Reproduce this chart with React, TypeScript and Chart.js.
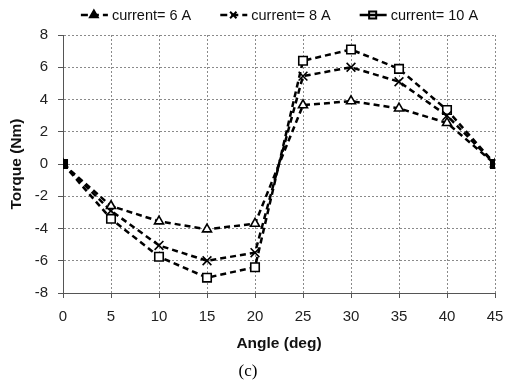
import React, { useEffect, useRef } from "react";
import { Chart, registerables } from "chart.js";
import { drawPoint } from "chart.js/helpers";

Chart.register(...registerables);

const angles = [0, 5, 10, 15, 20, 25, 30, 35, 40, 45];
const torque6A = [0, -2.6, -3.55, -4.05, -3.7, 3.65, 3.9, 3.45, 2.55, 0];
const torque8A = [0, -2.9, -5.05, -6.0, -5.5, 5.45, 6.0, 5.1, 3.0, 0];
const torque10A = [0, -3.4, -5.75, -7.05, -6.4, 6.4, 7.1, 5.9, 3.35, 0];
const seriesLabels = ["current= 6 A", "current= 8 A", "current= 10 A"];
const xTitle = "Angle (deg)";
const yTitle = "Torque (Nm)";
const caption = "(c)";

const SANS = '"Liberation Sans", Arial, sans-serif';
const SERIF = '"Liberation Serif", "Times New Roman", serif';

const legendPlugin = {
  id: "customLegend",
  afterDraw(chart: any) {
    const ctx = chart.ctx as CanvasRenderingContext2D;
    const ca = chart.chartArea;
    ctx.save();
    ctx.font = `14.5px ${SANS}`;
    ctx.textBaseline = "middle";
    ctx.textAlign = "left";
    const lineW = 28, gap = 4, spacing = 28;
    const items = chart.data.datasets.map((ds: any) => ({ ds, w: ctx.measureText(ds.label).width }));
    const total =
      items.reduce((a: number, it: any) => a + lineW + gap + it.w, 0) + spacing * (items.length - 1);
    let x = (ca.left + ca.right) / 2 - total / 2;
    const y = 15;
    for (const it of items) {
      const ds = it.ds;
      const open = ds.pointStyle === "rect";
      ctx.setLineDash([]);
      ctx.fillStyle = open ? "#fff" : "#000";
      ctx.strokeStyle = "#000";
      ctx.lineWidth = 2;
      drawPoint(
        ctx,
        { pointStyle: ds.pointStyle, radius: open ? 5 : 4.5, rotation: 0, borderWidth: 2 } as any,
        x + lineW / 2,
        y
      );
      ctx.strokeStyle = "#000";
      ctx.lineWidth = 2.5;
      ctx.setLineDash(open ? [] : [7, 4]);
      ctx.beginPath();
      ctx.moveTo(x + 1, y);
      ctx.lineTo(x + lineW, y);
      ctx.stroke();
      ctx.setLineDash([]);
      ctx.fillStyle = "#111";
      ctx.fillText(ds.label, x + lineW + gap, y + 1);
      x += lineW + gap + it.w + spacing;
    }
    ctx.font = `17px ${SERIF}`;
    ctx.textAlign = "center";
    ctx.fillStyle = "#000";
    ctx.fillText(caption, 248, 372);
    ctx.restore();
  },
};

export default function App() {
  const ref = useRef<HTMLCanvasElement | null>(null);
  useEffect(() => {
    if (!ref.current) return;
    const last = angles.length - 1;
    const pointFill = (c: any) => (c.dataIndex === 0 || c.dataIndex === last ? "#000" : "#fff");
    const mk = (label: string, vals: number[], style: string, r: number) => ({
      label,
      data: angles.map((a, i) => ({ x: a, y: vals[i] })),
      borderColor: "#000",
      borderWidth: 2.5,
      borderDash: [6, 4],
      tension: 0,
      pointStyle: style,
      pointRadius: r,
      pointHoverRadius: r,
      pointBorderColor: "#000",
      pointBorderWidth: 1.6,
      pointBackgroundColor: pointFill,
      fill: false,
    });
    const tickFont = { family: SANS, size: 15 };
    const titleFont = { family: SANS, size: 15.5, weight: "bold" };
    const chart = new Chart(ref.current, {
      type: "line",
      data: {
        datasets: [
          mk(seriesLabels[0], torque6A, "triangle", 5.2),
          mk(seriesLabels[1], torque8A, "crossRot", 6.2),
          mk(seriesLabels[2], torque10A, "rect", 6),
        ],
      },
      options: {
        responsive: false,
        animation: false,
        layout: { padding: { top: 35, left: 0, right: 10, bottom: 33 } },
        plugins: { legend: { display: false }, tooltip: { enabled: false } },
        scales: {
          x: {
            type: "linear",
            min: 0,
            max: 45,
            afterFit: (s: any) => {
              s.height = 64;
              s.paddingLeft = 0;
              s.paddingRight = 0;
            },
            ticks: { stepSize: 5, color: "#222", font: tickFont, padding: 10 },
            grid: { color: "#8a8a8a", lineWidth: 1, tickLength: 5, tickColor: "#555", tickBorderDash: [] },
            border: { color: "#555", width: 1, dash: [2, 2] },
            title: {
              display: true,
              text: xTitle,
              color: "#111",
              font: titleFont,
              padding: { top: 4, bottom: 4 },
            },
          },
          y: {
            min: -8,
            max: 8,
            afterFit: (s: any) => {
              s.width = 63;
              s.paddingTop = 0;
              s.paddingBottom = 0;
            },
            ticks: { stepSize: 2, color: "#222", font: tickFont, padding: 10 },
            grid: { color: "#8a8a8a", lineWidth: 1, tickLength: 5, tickColor: "#555", tickBorderDash: [] },
            border: { color: "#555", width: 1, dash: [2, 2] },
            title: {
              display: true,
              text: yTitle,
              color: "#111",
              font: titleFont,
              padding: { top: 7, bottom: 4 },
            },
          },
        },
      },
      plugins: [legendPlugin],
    } as any);
    return () => chart.destroy();
  }, []);
  return (
    <div style={{ position: "fixed", left: 0, top: 0, width: 505, height: 390, background: "#fff" }}>
      <canvas ref={ref} width={505} height={390} style={{ display: "block" }} />
    </div>
  );
}
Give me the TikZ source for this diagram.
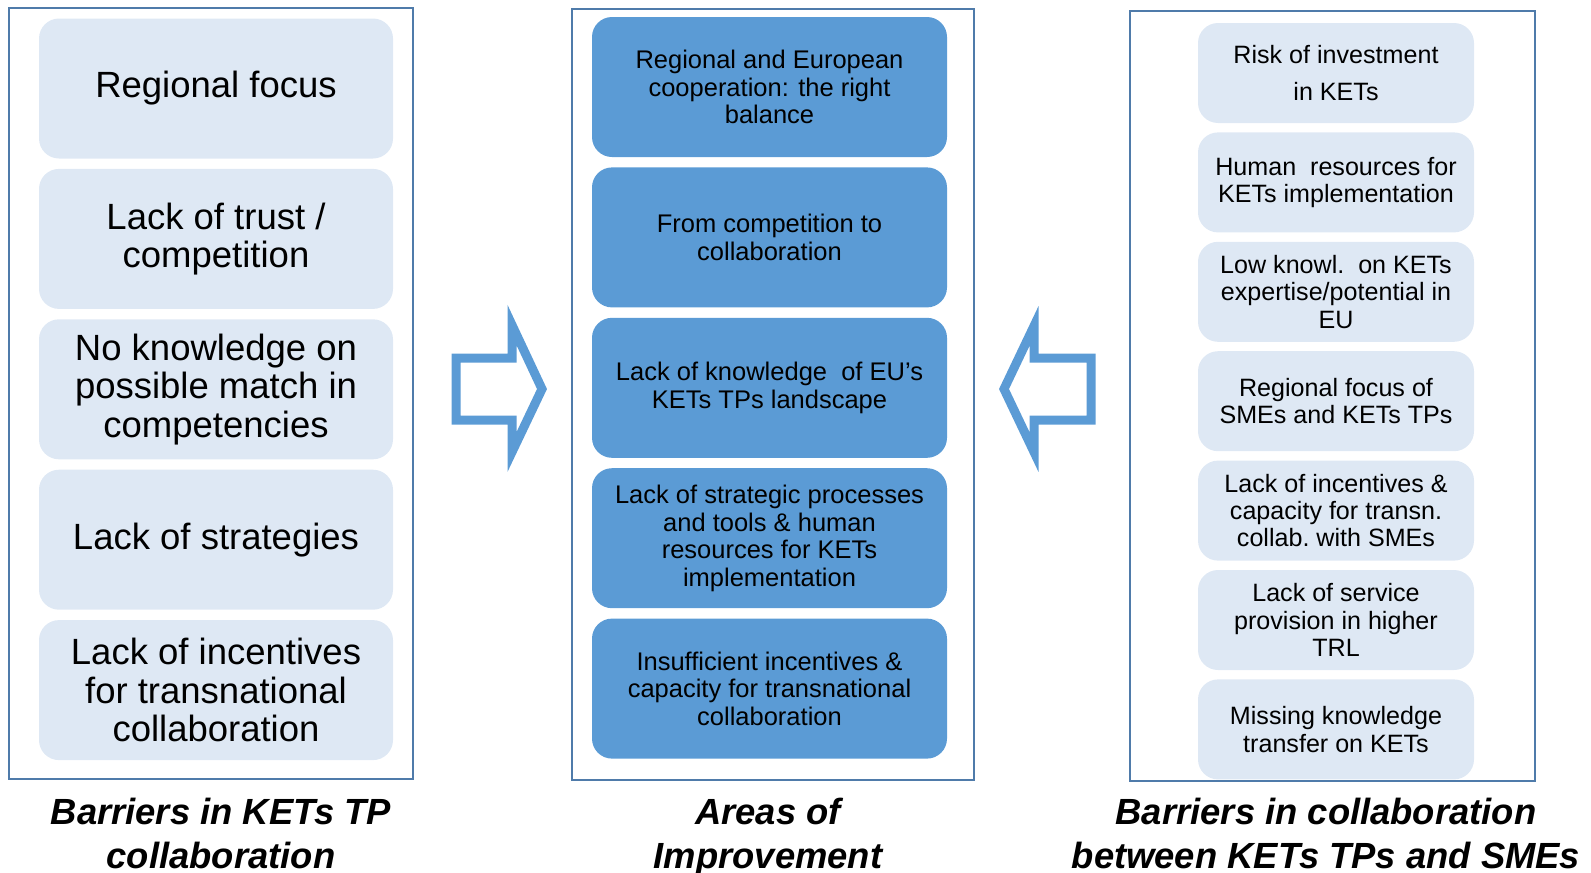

- - -

WHAT YOU WILL DO: Skip the pictures, then retype every line above exactly.

WRITTEN REPLY:
Reproduce this chart with React, TypeScript and Chart.js.
import React, { useEffect, useRef } from "react";
import { Chart, registerables } from "chart.js";
import { drawPoint } from "chart.js/helpers";

Chart.register(...registerables);

const angles = [0, 5, 10, 15, 20, 25, 30, 35, 40, 45];
const torque6A = [0, -2.6, -3.55, -4.05, -3.7, 3.65, 3.9, 3.45, 2.55, 0];
const torque8A = [0, -2.9, -5.05, -6.0, -5.5, 5.45, 6.0, 5.1, 3.0, 0];
const torque10A = [0, -3.4, -5.75, -7.05, -6.4, 6.4, 7.1, 5.9, 3.35, 0];
const seriesLabels = ["current= 6 A", "current= 8 A", "current= 10 A"];
const xTitle = "Angle (deg)";
const yTitle = "Torque (Nm)";
const caption = "(c)";

const SANS = '"Liberation Sans", Arial, sans-serif';
const SERIF = '"Liberation Serif", "Times New Roman", serif';

const legendPlugin = {
  id: "customLegend",
  afterDraw(chart: any) {
    const ctx = chart.ctx as CanvasRenderingContext2D;
    const ca = chart.chartArea;
    ctx.save();
    ctx.font = `14.5px ${SANS}`;
    ctx.textBaseline = "middle";
    ctx.textAlign = "left";
    const lineW = 28, gap = 4, spacing = 28;
    const items = chart.data.datasets.map((ds: any) => ({ ds, w: ctx.measureText(ds.label).width }));
    const total =
      items.reduce((a: number, it: any) => a + lineW + gap + it.w, 0) + spacing * (items.length - 1);
    let x = (ca.left + ca.right) / 2 - total / 2;
    const y = 15;
    for (const it of items) {
      const ds = it.ds;
      const open = ds.pointStyle === "rect";
      ctx.setLineDash([]);
      ctx.fillStyle = open ? "#fff" : "#000";
      ctx.strokeStyle = "#000";
      ctx.lineWidth = 2;
      drawPoint(
        ctx,
        { pointStyle: ds.pointStyle, radius: open ? 5 : 4.5, rotation: 0, borderWidth: 2 } as any,
        x + lineW / 2,
        y
      );
      ctx.strokeStyle = "#000";
      ctx.lineWidth = 2.5;
      ctx.setLineDash(open ? [] : [7, 4]);
      ctx.beginPath();
      ctx.moveTo(x + 1, y);
      ctx.lineTo(x + lineW, y);
      ctx.stroke();
      ctx.setLineDash([]);
      ctx.fillStyle = "#111";
      ctx.fillText(ds.label, x + lineW + gap, y + 1);
      x += lineW + gap + it.w + spacing;
    }
    ctx.font = `17px ${SERIF}`;
    ctx.textAlign = "center";
    ctx.fillStyle = "#000";
    ctx.fillText(caption, 248, 372);
    ctx.restore();
  },
};

export default function App() {
  const ref = useRef<HTMLCanvasElement | null>(null);
  useEffect(() => {
    if (!ref.current) return;
    const last = angles.length - 1;
    const pointFill = (c: any) => (c.dataIndex === 0 || c.dataIndex === last ? "#000" : "#fff");
    const mk = (label: string, vals: number[], style: string, r: number) => ({
      label,
      data: angles.map((a, i) => ({ x: a, y: vals[i] })),
      borderColor: "#000",
      borderWidth: 2.5,
      borderDash: [6, 4],
      tension: 0,
      pointStyle: style,
      pointRadius: r,
      pointHoverRadius: r,
      pointBorderColor: "#000",
      pointBorderWidth: 1.6,
      pointBackgroundColor: pointFill,
      fill: false,
    });
    const tickFont = { family: SANS, size: 15 };
    const titleFont = { family: SANS, size: 15.5, weight: "bold" };
    const chart = new Chart(ref.current, {
      type: "line",
      data: {
        datasets: [
          mk(seriesLabels[0], torque6A, "triangle", 5.2),
          mk(seriesLabels[1], torque8A, "crossRot", 6.2),
          mk(seriesLabels[2], torque10A, "rect", 6),
        ],
      },
      options: {
        responsive: false,
        animation: false,
        layout: { padding: { top: 35, left: 0, right: 10, bottom: 33 } },
        plugins: { legend: { display: false }, tooltip: { enabled: false } },
        scales: {
          x: {
            type: "linear",
            min: 0,
            max: 45,
            afterFit: (s: any) => {
              s.height = 64;
              s.paddingLeft = 0;
              s.paddingRight = 0;
            },
            ticks: { stepSize: 5, color: "#222", font: tickFont, padding: 10 },
            grid: { color: "#8a8a8a", lineWidth: 1, tickLength: 5, tickColor: "#555", tickBorderDash: [] },
            border: { color: "#555", width: 1, dash: [2, 2] },
            title: {
              display: true,
              text: xTitle,
              color: "#111",
              font: titleFont,
              padding: { top: 4, bottom: 4 },
            },
          },
          y: {
            min: -8,
            max: 8,
            afterFit: (s: any) => {
              s.width = 63;
              s.paddingTop = 0;
              s.paddingBottom = 0;
            },
            ticks: { stepSize: 2, color: "#222", font: tickFont, padding: 10 },
            grid: { color: "#8a8a8a", lineWidth: 1, tickLength: 5, tickColor: "#555", tickBorderDash: [] },
            border: { color: "#555", width: 1, dash: [2, 2] },
            title: {
              display: true,
              text: yTitle,
              color: "#111",
              font: titleFont,
              padding: { top: 7, bottom: 4 },
            },
          },
        },
      },
      plugins: [legendPlugin],
    } as any);
    return () => chart.destroy();
  }, []);
  return (
    <div style={{ position: "fixed", left: 0, top: 0, width: 505, height: 390, background: "#fff" }}>
      <canvas ref={ref} width={505} height={390} style={{ display: "block" }} />
    </div>
  );
}
Give me the TikZ source for this diagram.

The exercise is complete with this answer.